Return all scores of given name for the given reference spectrum.

Parameters:
  • reference – Single reference Spectrum.

  • name – Name of the score that should be returned (if multiple scores are stored).

  • sort – Set to True to obtain the scores in a sorted way (relying on the sort() function from the given similarity_function).

to_array(name=None) ndarray[source]

Scores as numpy array

For example

import numpy as np
from matchms import calculate_scores, Scores, Spectrum
from matchms.similarity import IntersectMz

spectrum_1 = Spectrum(mz=np.array([100, 150, 200.]),
                      intensities=np.array([0.7, 0.2, 0.1]))
spectrum_2 = Spectrum(mz=np.array([100, 140, 190.]),
                      intensities=np.array([0.4, 0.2, 0.1]))
spectrums = [spectrum_1, spectrum_2]

scores = calculate_scores(spectrums, spectrums, IntersectMz()).to_array()

print(scores.shape)
print(scores)

Should output

(2, 2)
[[1.  0.2]
 [0.2 1. ]]
Parameters:

name – Name of the score that should be returned (if multiple scores are stored).

to_coo(name=None) coo_matrix[source]

Scores as scipy sparse COO matrix

Parameters:

name – Name of the score that should be returned (if multiple scores are stored).

to_dict() dict[source]

Return a dictionary representation of scores.

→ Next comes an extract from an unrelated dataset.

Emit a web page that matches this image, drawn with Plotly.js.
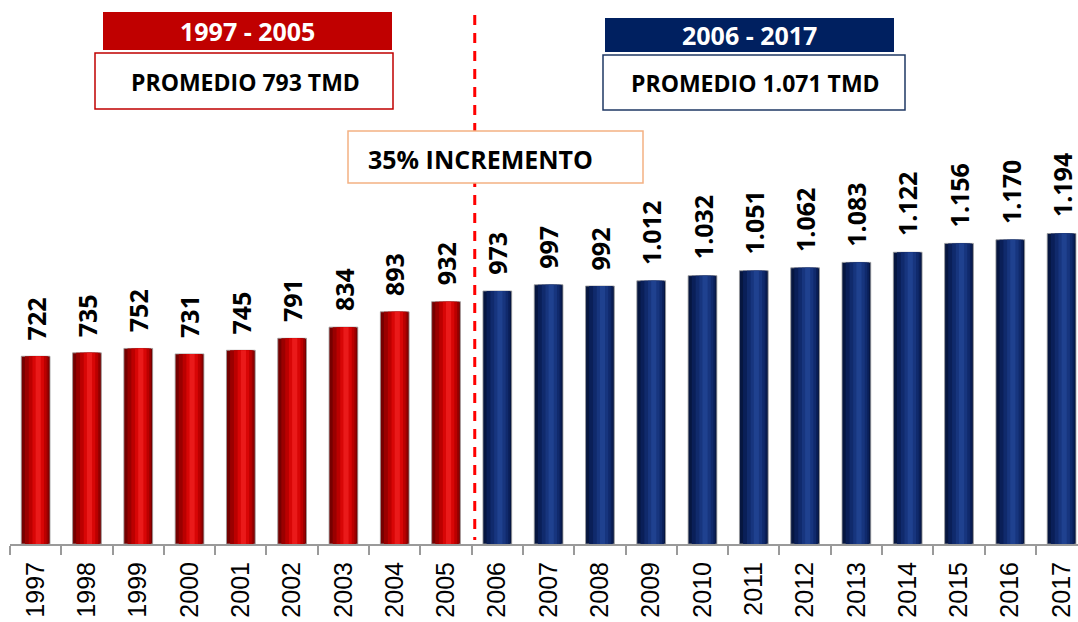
<!DOCTYPE html>
<html>
<head>
<meta charset="utf-8">
<script src="https://cdn.plot.ly/plotly-3.0.1.min.js"></script>
<style>html,body{margin:0;padding:0;background:#fff;}#chart{width:1078px;height:622px;}</style>
</head>
<body>
<div id="chart"></div>
<script>
// ---- data ----
const years = ["1997","1998","1999","2000","2001","2002","2003","2004","2005","2006","2007","2008","2009","2010","2011","2012","2013","2014","2015","2016","2017"];
const valuesA = [722,735,752,731,745,791,834,893,932];            // 1997-2005
const valuesB = [973,997,992,1012,1032,1051,1062,1083,1122,1156,1170,1194]; // 2006-2017
const yearsA = years.slice(0, valuesA.length);
const yearsB = years.slice(valuesA.length);
const periodA = "1997 - 2005";
const periodB = "2006 - 2017";
const avgA = "PROMEDIO 793 TMD";
const avgB = "PROMEDIO 1.071 TMD";
const incText = "35% INCREMENTO";

// ---- layout helpers ----
const W = 1078, H = 622, ML = 10, MT = 0, MB = 78;
const PW = W - ML, PH = H - MT - MB;
const px = x => (x - ML) / PW;
const py = y => 1 - (y - MT) / PH;
const fmt = v => String(v).replace(/\B(?=(\d{3})+(?!\d))/g, ".");

const BW = 0.56;
const redLayers  = [["#760000",1.00,0],["#9a0000",0.82,0.02],["#bb0000",0.62,0.04],["#d80606",0.40,0.05],["#ea1a1a",0.18,0.05]];
const blueLayers = [["#061640",1.00,0],["#0a1f58",0.82,0.02],["#102a6c",0.62,0.04],["#17357e",0.40,0.05],["#1f418f",0.18,0.05]];

const traces = [];
function addLayers(xs, ys, layers) {
  layers.forEach((L, k) => {
    const w = BW * L[1];
    traces.push({
      type: "bar", x: xs, y: ys,
      width: w, offset: -w / 2 + L[2],
      marker: {color: L[0], line: {width: k === 0 ? 0.8 : 0, color: "#9a9a9a"}},
      hoverinfo: "skip", showlegend: false
    });
  });
}
addLayers(yearsA, valuesA, redLayers);
addLayers(yearsB, valuesB, blueLayers);

const annotations = [];
const allVals = valuesA.concat(valuesB);
allVals.forEach((v, i) => {
  annotations.push({
    x: i, y: v, xref: "x", yref: "y",
    text: "<b>" + fmt(v) + "</b>", showarrow: false,
    textangle: -90, yanchor: "bottom", xanchor: "center", yshift: 15, borderpad: 0,
    font: {family: "Open Sans", size: 25, color: "#000"}
  });
});
const boxFont = (s, c) => ({family: "Open Sans", size: s, color: c});
annotations.push(
  {xref:"paper", yref:"paper", x:px(247.5), y:py(31), text:"<b>"+periodA+"</b>", showarrow:false, xanchor:"center", yanchor:"middle", font:boxFont(25,"#fff")},
  {xref:"paper", yref:"paper", x:px(245), y:py(82), text:"<b>"+avgA+"</b>", showarrow:false, xanchor:"center", yanchor:"middle", font:boxFont(23,"#000")},
  {xref:"paper", yref:"paper", x:px(749), y:py(35), text:"<b>"+periodB+"</b>", showarrow:false, xanchor:"center", yanchor:"middle", font:boxFont(25,"#fff")},
  {xref:"paper", yref:"paper", x:px(755), y:py(83), text:"<b>"+avgB+"</b>", showarrow:false, xanchor:"center", yanchor:"middle", font:boxFont(23,"#000")},
  {xref:"paper", yref:"paper", x:px(366), y:py(159), text:"<b>"+incText+"</b>", showarrow:false, xanchor:"left", yanchor:"middle", font:boxFont(25,"#000")}
);

const shapes = [
  {type:"line", xref:"x", yref:"paper", x0:8.56, x1:8.56, y0:py(15), y1:py(540), line:{color:"#ff0000", width:3, dash:"10px,8px"}},
  {type:"rect", xref:"paper", yref:"paper", x0:px(103), x1:px(392), y0:py(50), y1:py(12), fillcolor:"#c00000", line:{width:0}},
  {type:"rect", xref:"paper", yref:"paper", x0:px(95), x1:px(393), y0:py(109), y1:py(53), fillcolor:"#fff", line:{color:"#c00000", width:1.5}},
  {type:"rect", xref:"paper", yref:"paper", x0:px(605), x1:px(894), y0:py(52), y1:py(18), fillcolor:"#002060", line:{width:0}},
  {type:"rect", xref:"paper", yref:"paper", x0:px(603), x1:px(905), y0:py(110), y1:py(55), fillcolor:"#fff", line:{color:"#1f3864", width:1.5}},
  {type:"rect", xref:"paper", yref:"paper", x0:px(348), x1:px(643), y0:py(183), y1:py(131), fillcolor:"#fff", line:{color:"#f4b183", width:1.5}}
];

const layout = {
  width: W, height: H,
  margin: {l: ML, r: 0, t: MT, b: MB, pad: 0},
  paper_bgcolor: "#fff", plot_bgcolor: "#fff",
  barmode: "overlay",
  showlegend: false,
  xaxis: {
    type: "category", range: [-0.5, 20.32],
    tickangle: -90, tickson: "boundaries",
    ticks: "outside", ticklen: 9, tickwidth: 2, tickcolor: "#9a9a9a",
    ticklabelstandoff: 6,
    showline: true, linecolor: "#9a9a9a", linewidth: 2,
    showgrid: false, zeroline: false, fixedrange: true,
    tickfont: {family: "Liberation Sans", size: 25, color: "#000"}
  },
  yaxis: {range: [0, 2092], visible: false, showgrid: false, zeroline: false, fixedrange: true},
  shapes: shapes,
  annotations: annotations
};

Plotly.newPlot("chart", traces, layout, {displayModeBar: false, staticPlot: true});
</script>
</body>
</html>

to_json(filename: str)[source]

Export Scores to a JSON file.

Parameters:

filename – Path to file to write to

to_pickle(filename: str)[source]

Export Scores to a Pickle file.

Parameters:

filename – Path to file to write to

class matchms.Scores.ScoresBuilder[source]

Bases: object

Builder class for Scores.

__init__()[source]
build() Scores[source]

Build scores object

from_json(file_path: str)[source]

Import scores data from a JSON file. :param file_path: Path to the scores file.